– Ого! Слышите звук (мы с ним так и остались навсегда на «вы») – это ведь записывающая аппаратура. Ваши или наши установили?
Бертран на секунду приостановился, но не то время было, чтобы обращать внимание на такие мелочи – какая разница. Пусть завидуют!
Играет он или на самом деле такой – идеальная статуя, обтянутая кожей, прирожденный воин-победитель, который не знает поражений и сомнений. Надо сказать, что соображал и действовал он мгновенно. Это не раз подтвердила наша совместная жизнь.
Потом он набрал полную ванну воды, зажёг свечи по краям и нежно мыл меня губкой. Его авантюризм и свобода в поступках не выглядели абсолютным бесстыдством только потому, что были так естественны. Но остальных это порой шокировало не только в моей республике, но и во французской. Помню, он идёт в трусах через огромный магазин одежды, выбирая джинсы и примеряя их у стойки кассы, а не в кабинке. Или он мог спокойно, будучи абсолютно голым, открыть дверь горничной.

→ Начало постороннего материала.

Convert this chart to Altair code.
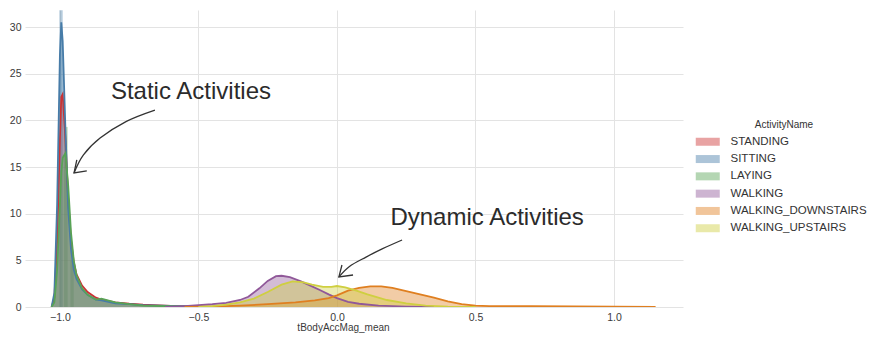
import altair as alt
import pandas as pd

# ---------------- data ----------------
activities = ["STANDING", "SITTING", "LAYING", "WALKING",
              "WALKING_DOWNSTAIRS", "WALKING_UPSTAIRS"]
line_colors = ["#cb3334", "#477ca8", "#58a356", "#905899", "#df7f20", "#cfcf40"]

static_x = [-1.03, -1.02, -1.01, -1.0, -0.995, -0.99, -0.98, -0.97, -0.96, -0.95,
            -0.94, -0.92, -0.9, -0.87, -0.85, -0.8, -0.75, -0.7, -0.6, -0.5, -0.45]
standing_y = [0, 1.0, 7, 18, 22.5, 22.8, 18, 11.5, 7.2, 4.8,
              3.5, 2.3, 1.6, 1.0, 0.8, 0.5, 0.35, 0.25, 0.12, 0.05, 0]
sitting_y = [0, 1.5, 11, 27, 30.5, 28.5, 19, 10.5, 6.2, 4.0,
             3.0, 1.9, 1.3, 0.8, 0.7, 0.4, 0.3, 0.2, 0.12, 0.05, 0]
laying_y = [0, 0.5, 4, 11, 14.5, 16, 16.5, 13, 8, 5,
            3.4, 2.0, 1.3, 0.8, 0.9, 0.5, 0.3, 0.15, 0.08, 0.02, 0]

walking_x = [-0.62, -0.55, -0.5, -0.45, -0.4, -0.35, -0.32, -0.28, -0.25, -0.22, -0.2,
             -0.17, -0.13, -0.1, -0.06, -0.03, 0.0, 0.04, 0.08, 0.15, 0.25, 0.35]
walking_y = [0, 0.1, 0.2, 0.3, 0.45, 0.75, 1.1, 2.0, 2.8, 3.3, 3.35,
             3.2, 2.75, 2.35, 1.8, 1.35, 0.95, 0.55, 0.35, 0.15, 0.05, 0]

down_x = [-0.55, -0.45, -0.35, -0.25, -0.15, -0.08, -0.03, 0.0, 0.04, 0.08, 0.12, 0.16,
          0.2, 0.25, 0.3, 0.35, 0.4, 0.45, 0.5, 0.55, 0.7, 0.85, 1.0, 1.15]
down_y = [0, 0.05, 0.15, 0.3, 0.5, 0.7, 0.95, 1.25, 1.75, 2.05, 2.2, 2.2,
          2.05, 1.7, 1.35, 1.0, 0.6, 0.3, 0.15, 0.1, 0.08, 0.06, 0.05, 0.02]

up_x = [-0.5, -0.45, -0.4, -0.35, -0.3, -0.25, -0.2, -0.16, -0.12, -0.09, -0.05,
        -0.02, 0.0, 0.03, 0.07, 0.11, 0.18, 0.25, 0.32, 0.4, 0.5]
up_y = [0, 0.1, 0.25, 0.5, 0.9, 1.6, 2.4, 2.75, 2.65, 2.4, 2.15,
        2.15, 2.25, 2.1, 1.75, 1.35, 0.75, 0.38, 0.15, 0.05, 0]

# tallest histogram bins near the static peak
bin_activity = ["SITTING", "LAYING", "LAYING"]
bin_x0 = [-1.002, -0.985, -0.962]
bin_x1 = [-0.990, -0.972, -0.950]
bin_h = [31.8, 19.3, 5.0]

# annotations
note_text = ["Static Activities", "Dynamic Activities"]
note_x = [-0.527, 0.542]
note_y = [23.0, 9.55]

curve_seg = ["s"] * 5 + ["d"] * 5
curve_x = [-0.657, -0.76, -0.855, -0.915, -0.949,
           0.235, 0.165, 0.105, 0.045, 0.007]
curve_y = [21.11, 19.9, 18.1, 16.3, 14.36,
           7.18, 6.25, 5.35, 4.35, 3.22]

head_seg = ["s"] * 3 + ["d"] * 3
head_x = [-0.939, -0.949, -0.903, 0.018, 0.007, 0.058]
head_y = [15.76, 14.36, 14.58, 4.50, 3.22, 3.43]

x_domain = [-1.126, 1.249]
y_domain = [0, 31.83]
x_ticks = [-1.0, -0.5, 0.0, 0.5, 1.0]
y_ticks = [0, 5, 10, 15, 20, 25, 30]

# ---------------- tables ----------------
series = [
    ("STANDING", static_x, standing_y),
    ("SITTING", static_x, sitting_y),
    ("LAYING", static_x, laying_y),
    ("WALKING", walking_x, walking_y),
    ("WALKING_DOWNSTAIRS", down_x, down_y),
    ("WALKING_UPSTAIRS", up_x, up_y),
]
rows = []
for name, xs_, ys_ in series:
    for xv, yv in zip(xs_, ys_):
        rows.append({"ActivityName": name, "x": xv, "y": yv,
                     "rank": activities.index(name)})
dens = pd.DataFrame(rows)

bins = pd.DataFrame({"ActivityName": bin_activity, "x0": bin_x0, "x1": bin_x1,
                     "h": bin_h, "base": [0] * len(bin_h)})
notes = pd.DataFrame({"t": note_text, "x": note_x, "y": note_y})
curves = pd.DataFrame({"seg": curve_seg, "x": curve_x, "y": curve_y,
                       "k": list(range(len(curve_x)))})
heads = pd.DataFrame({"seg": head_seg, "x": head_x, "y": head_y,
                      "k": list(range(len(head_x)))})

FONT = "Liberation Sans"

xs = alt.Scale(domain=x_domain, nice=False, zero=False)
ys = alt.Scale(domain=y_domain, nice=False)
cs = alt.Scale(domain=activities, range=line_colors)

x_axis = alt.Axis(values=x_ticks, format=".1f", title="tBodyAccMag_mean",
                  titleX=318, titleY=15, titleBaseline="top",
                  titleFontSize=10, titleFontWeight="normal", labelPadding=5)
y_axis = alt.Axis(values=y_ticks, title=None, labelPadding=4)

legend = alt.Legend(
    title="ActivityName", orient="none", legendX=677, legendY=110,
    symbolType="M-3,-1L3,-1L3,1L-3,1Z", symbolSize=64,
    symbolOpacity=0.45, symbolStrokeWidth=0,
    labelFontSize=11.5, labelFont=FONT, labelColor="#333333",
    labelOffset=17, rowPadding=4.3, padding=0,
    titleFontSize=10, titleFont=FONT, titleFontWeight="normal",
    titleColor="#333333", titleAnchor="middle", titlePadding=6,
)

color_enc = alt.Color("ActivityName:N", scale=cs, legend=legend)

area = alt.Chart(dens).mark_area(opacity=0.4, clip=True).encode(
    x=alt.X("x:Q", scale=xs, axis=x_axis),
    y=alt.Y("y:Q", scale=ys, axis=y_axis, stack=None),
    color=color_enc,
    order=alt.Order("rank:Q"),
)

bars = alt.Chart(bins).mark_rect(opacity=0.4, clip=True).encode(
    x=alt.X("x0:Q", scale=xs),
    x2="x1:Q",
    y=alt.Y("h:Q", scale=ys),
    y2="base:Q",
    color=color_enc,
)

lines = alt.Chart(dens).mark_line(strokeWidth=1.8, clip=True).encode(
    x=alt.X("x:Q", scale=xs),
    y=alt.Y("y:Q", scale=ys),
    color=color_enc,
    order=alt.Order("x:Q"),
)

arrow_curves = alt.Chart(curves).mark_line(color="#333333", strokeWidth=1.3,
                                           interpolate="cardinal").encode(
    x=alt.X("x:Q", scale=xs),
    y=alt.Y("y:Q", scale=ys),
    detail="seg:N",
    order="k:Q",
)

arrow_heads = alt.Chart(heads).mark_line(color="#333333", strokeWidth=1.3).encode(
    x=alt.X("x:Q", scale=xs),
    y=alt.Y("y:Q", scale=ys),
    detail="seg:N",
    order="k:Q",
)

texts = alt.Chart(notes).mark_text(font=FONT, fontSize=24, color="#2b2b2b",
                                   align="center", baseline="middle").encode(
    x=alt.X("x:Q", scale=xs),
    y=alt.Y("y:Q", scale=ys),
    text="t:N",
)

chart = alt.layer(bars, area, lines, arrow_curves, arrow_heads, texts).properties(
    width=658, height=297,
    autosize=alt.AutoSizeParams(type="none"),
    padding={"left": 17, "top": 2, "right": 186, "bottom": 26},
    background="white",
).configure_view(stroke=None).configure_axis(
    grid=True, gridColor="#e3e3e3", gridWidth=1,
    domain=False, ticks=False,
    labelFont=FONT, labelFontSize=10.5, labelColor="#3a3a3a",
    titleFont=FONT, titleColor="#3a3a3a",
)

chart.save("out.html", embed_options={"renderer": "svg", "actions": False})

Секс был замечательным, регулярным и размеренным. Но не тон держал меня рядом с Бертраном. Была вторая наживка для меня – его почти отцовская нежность по отношению ко мне, от которой у меня комок подступал к горлу. Потом заснули мы быстро и тихо на советском белье в цветочек, которое в отеле было даже в люксе.
К нему как-то раз приехала подруга, с которой он жил, пока был экономическим советником в Вене. Милая, жутко влюблённая в него женщина. Он был с ней ласков и добр, как… как с больной. И я поняла, как же она страдала, когда он её оставил.

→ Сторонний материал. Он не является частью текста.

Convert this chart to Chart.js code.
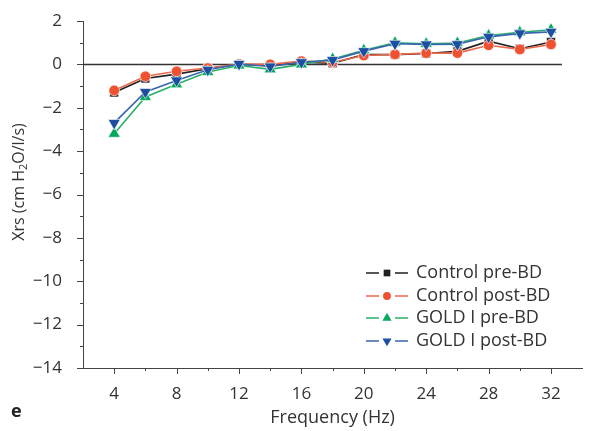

Но даже тогда мне в голову не пришло, что иметь по подруге в каждой стране – это стиль его жизни. И что мне когда-нибудь тоже придётся страдать так же.
Он неизменно оставался романтичным. Всегда наготове были свечи и великолепная музыка, неизменно в моём доме появлялись цветы, а по утрам завтрак в постель. Первое время мне казалось, что я опять плыву по облаку. Но в нём временами мелькали грозовые разряды.
К счастью, на меня Бертран никогда не повышал голос, но на подчинённых мужчин умел орать таким страшным голосом, каким это у них там не принято. И ещё он всегда и всюду опаздывал. Он и Миттерана встречать в аэропорту, когда тот приехал, опоздал на полчаса. Меня это раздражало. Но я отлично понимала, что это особенность его психики – у него вообще не было чувства времени. И даже моднейшие часы с сигналом на руке не могли его дисциплинировать в этом смысле. Но по этой же причине, когда я уже засыпала, он брал ноутбук и писал, писал, писал – чувство гипертрофированной ответственности толкало его к тому, чтобы что-нибудь не пропустить в отчётах к своему министру. Тот его, впрочем, терпеть не мог: очень уж ярый он был посол. По секрету Бертран мне сказал, что его прочили на это место. Но вскоре Миттеран умер – а Бертран остался послом. Нелюбимым во Франции, да и тут против него активно интриговали. Он встречался как с действующими политиками, так и с оппозиционерами, а тем было что рассказать.
Мы были просто созданы, чтобы жить вместе. У него даже была какая-то хозяйственность. Например, он обёртывал новые книги бумагой. И прикрывал вышитыми салфетками свалку из газет и журналов в углу.
Он переводил мне на немецкий язык французские фильмы – мы их смотрели, обнявшись, по видику, и возил кота Чучу к ветеринару, осыпал меня подарками в виде антиквариата. А у меня в то время не было денег даже на новые колготки. Но я никогда ничего не просила. Но как-то раз он скупил магазин в Париже. Позвонил оттуда и спросил, какой у меня размер. Я сказала, что 44. Этим номером в СССР обозначался «смол». А во Франции размер приблизительно на небольшую бочку. Так что все вещи мне пришлось раздарить подругам. Но какие они были красивые!
Мы вместе, естественно, появлялись на всех мероприятиях. А проведя нас на первую службу в Кафедральный собор, который тогда как раз перестал быть музеем, его пресс-атташе даже представила меня патриарху как жену Бертрана.
Его манеры – чуть сдержанные, очень организованное тело и безмерная работоспособность и меня как-то подстегивали. Хотя он никогда и ничего не переваливал на меня. Даже когда у него случился приступ желчекаменной болезни, и ему было больно так, что он загибался в буквальном смысле этого слова, я вызвала врача – и он с ним, морщась от боли, шутил.
Как-то раз, когда мы ночевали у меня дома, во дворе так развылась собака, что мы не выдержали и забрали её к себе. То есть ко мне. Эта заросшая и немолодая чёрно-седая болонка моментально полюбила Бертрана, что не мешало ей гадить в его тапки.